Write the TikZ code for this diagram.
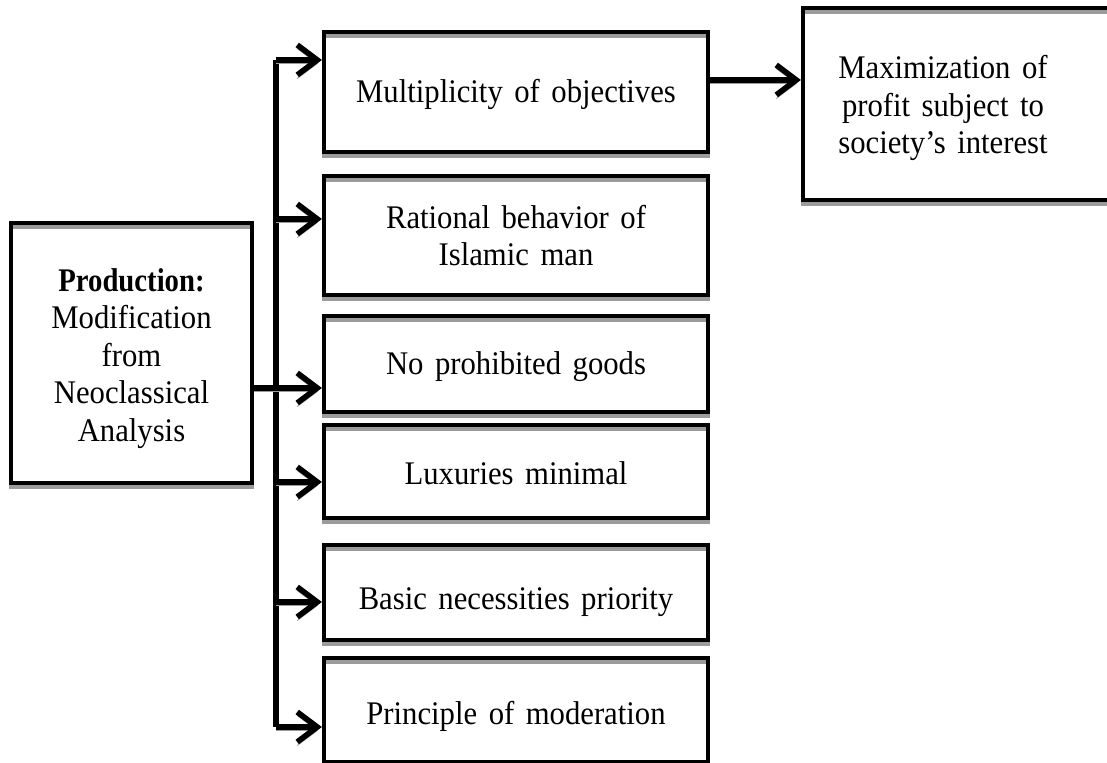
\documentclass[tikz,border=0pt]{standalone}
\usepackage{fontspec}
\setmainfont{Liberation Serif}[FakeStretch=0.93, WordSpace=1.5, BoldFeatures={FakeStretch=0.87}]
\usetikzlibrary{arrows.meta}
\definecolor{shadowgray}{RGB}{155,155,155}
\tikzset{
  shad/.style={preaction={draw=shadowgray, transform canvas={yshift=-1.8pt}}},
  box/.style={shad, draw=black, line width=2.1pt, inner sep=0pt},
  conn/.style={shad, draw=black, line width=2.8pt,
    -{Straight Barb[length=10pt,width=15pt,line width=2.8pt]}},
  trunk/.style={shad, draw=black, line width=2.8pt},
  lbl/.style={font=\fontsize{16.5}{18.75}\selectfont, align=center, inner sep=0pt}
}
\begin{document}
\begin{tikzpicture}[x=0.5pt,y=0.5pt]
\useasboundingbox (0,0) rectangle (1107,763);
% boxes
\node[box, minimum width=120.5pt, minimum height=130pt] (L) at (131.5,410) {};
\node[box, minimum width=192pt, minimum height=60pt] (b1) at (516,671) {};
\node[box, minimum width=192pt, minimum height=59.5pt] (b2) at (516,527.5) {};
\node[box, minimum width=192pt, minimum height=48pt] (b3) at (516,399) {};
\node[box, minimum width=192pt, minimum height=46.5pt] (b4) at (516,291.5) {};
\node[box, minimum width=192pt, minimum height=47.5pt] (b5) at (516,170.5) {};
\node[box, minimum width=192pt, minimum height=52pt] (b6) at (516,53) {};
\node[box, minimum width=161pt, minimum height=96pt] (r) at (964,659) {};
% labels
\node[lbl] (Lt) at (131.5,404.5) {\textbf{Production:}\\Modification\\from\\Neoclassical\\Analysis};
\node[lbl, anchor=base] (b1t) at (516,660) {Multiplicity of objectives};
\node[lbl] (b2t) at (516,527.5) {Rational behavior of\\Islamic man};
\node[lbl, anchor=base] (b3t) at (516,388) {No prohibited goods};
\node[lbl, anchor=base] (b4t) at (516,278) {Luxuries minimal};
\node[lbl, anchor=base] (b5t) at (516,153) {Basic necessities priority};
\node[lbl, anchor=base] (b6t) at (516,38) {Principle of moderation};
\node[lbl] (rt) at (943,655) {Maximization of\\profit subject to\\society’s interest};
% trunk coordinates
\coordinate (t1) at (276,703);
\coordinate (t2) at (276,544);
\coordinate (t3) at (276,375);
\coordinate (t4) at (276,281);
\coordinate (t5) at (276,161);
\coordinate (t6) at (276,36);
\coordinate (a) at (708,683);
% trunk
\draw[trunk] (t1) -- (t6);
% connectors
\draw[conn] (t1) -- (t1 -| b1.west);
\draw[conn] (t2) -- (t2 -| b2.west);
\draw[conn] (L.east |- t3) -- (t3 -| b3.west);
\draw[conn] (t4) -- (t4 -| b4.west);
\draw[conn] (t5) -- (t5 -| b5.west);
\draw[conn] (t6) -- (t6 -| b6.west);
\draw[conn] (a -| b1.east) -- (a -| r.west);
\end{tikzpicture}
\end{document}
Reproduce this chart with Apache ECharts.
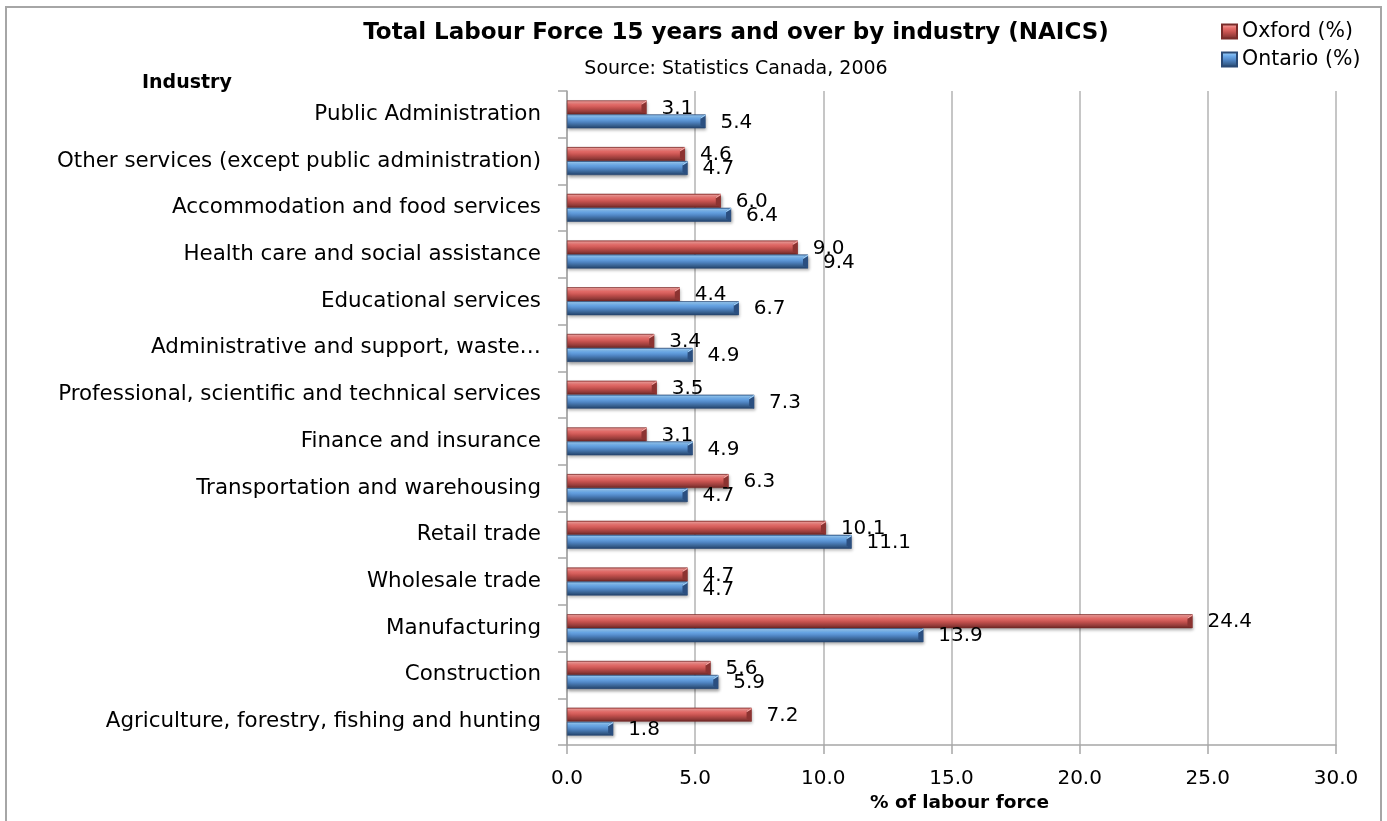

:::

**Exercise goal:** Print all of the records shown above exactly, leaving out each picture.

**Problem solution:**
Write the TikZ code for this diagram.
\documentclass[tikz,border=0pt]{standalone}
\usepackage{fontspec}
\setmainfont{Liberation Serif}[FakeStretch=0.93, WordSpace=1.5, BoldFeatures={FakeStretch=0.87}]
\usetikzlibrary{arrows.meta}
\definecolor{shadowgray}{RGB}{155,155,155}
\tikzset{
  shad/.style={preaction={draw=shadowgray, transform canvas={yshift=-1.8pt}}},
  box/.style={shad, draw=black, line width=2.1pt, inner sep=0pt},
  conn/.style={shad, draw=black, line width=2.8pt,
    -{Straight Barb[length=10pt,width=15pt,line width=2.8pt]}},
  trunk/.style={shad, draw=black, line width=2.8pt},
  lbl/.style={font=\fontsize{16.5}{18.75}\selectfont, align=center, inner sep=0pt}
}
\begin{document}
\begin{tikzpicture}[x=0.5pt,y=0.5pt]
\useasboundingbox (0,0) rectangle (1107,763);
% boxes
\node[box, minimum width=120.5pt, minimum height=130pt] (L) at (131.5,410) {};
\node[box, minimum width=192pt, minimum height=60pt] (b1) at (516,671) {};
\node[box, minimum width=192pt, minimum height=59.5pt] (b2) at (516,527.5) {};
\node[box, minimum width=192pt, minimum height=48pt] (b3) at (516,399) {};
\node[box, minimum width=192pt, minimum height=46.5pt] (b4) at (516,291.5) {};
\node[box, minimum width=192pt, minimum height=47.5pt] (b5) at (516,170.5) {};
\node[box, minimum width=192pt, minimum height=52pt] (b6) at (516,53) {};
\node[box, minimum width=161pt, minimum height=96pt] (r) at (964,659) {};
% labels
\node[lbl] (Lt) at (131.5,404.5) {\textbf{Production:}\\Modification\\from\\Neoclassical\\Analysis};
\node[lbl, anchor=base] (b1t) at (516,660) {Multiplicity of objectives};
\node[lbl] (b2t) at (516,527.5) {Rational behavior of\\Islamic man};
\node[lbl, anchor=base] (b3t) at (516,388) {No prohibited goods};
\node[lbl, anchor=base] (b4t) at (516,278) {Luxuries minimal};
\node[lbl, anchor=base] (b5t) at (516,153) {Basic necessities priority};
\node[lbl, anchor=base] (b6t) at (516,38) {Principle of moderation};
\node[lbl] (rt) at (943,655) {Maximization of\\profit subject to\\society’s interest};
% trunk coordinates
\coordinate (t1) at (276,703);
\coordinate (t2) at (276,544);
\coordinate (t3) at (276,375);
\coordinate (t4) at (276,281);
\coordinate (t5) at (276,161);
\coordinate (t6) at (276,36);
\coordinate (a) at (708,683);
% trunk
\draw[trunk] (t1) -- (t6);
% connectors
\draw[conn] (t1) -- (t1 -| b1.west);
\draw[conn] (t2) -- (t2 -| b2.west);
\draw[conn] (L.east |- t3) -- (t3 -| b3.west);
\draw[conn] (t4) -- (t4 -| b4.west);
\draw[conn] (t5) -- (t5 -| b5.west);
\draw[conn] (t6) -- (t6 -| b6.west);
\draw[conn] (a -| b1.east) -- (a -| r.west);
\end{tikzpicture}
\end{document}
Reproduce this chart with Apache ECharts.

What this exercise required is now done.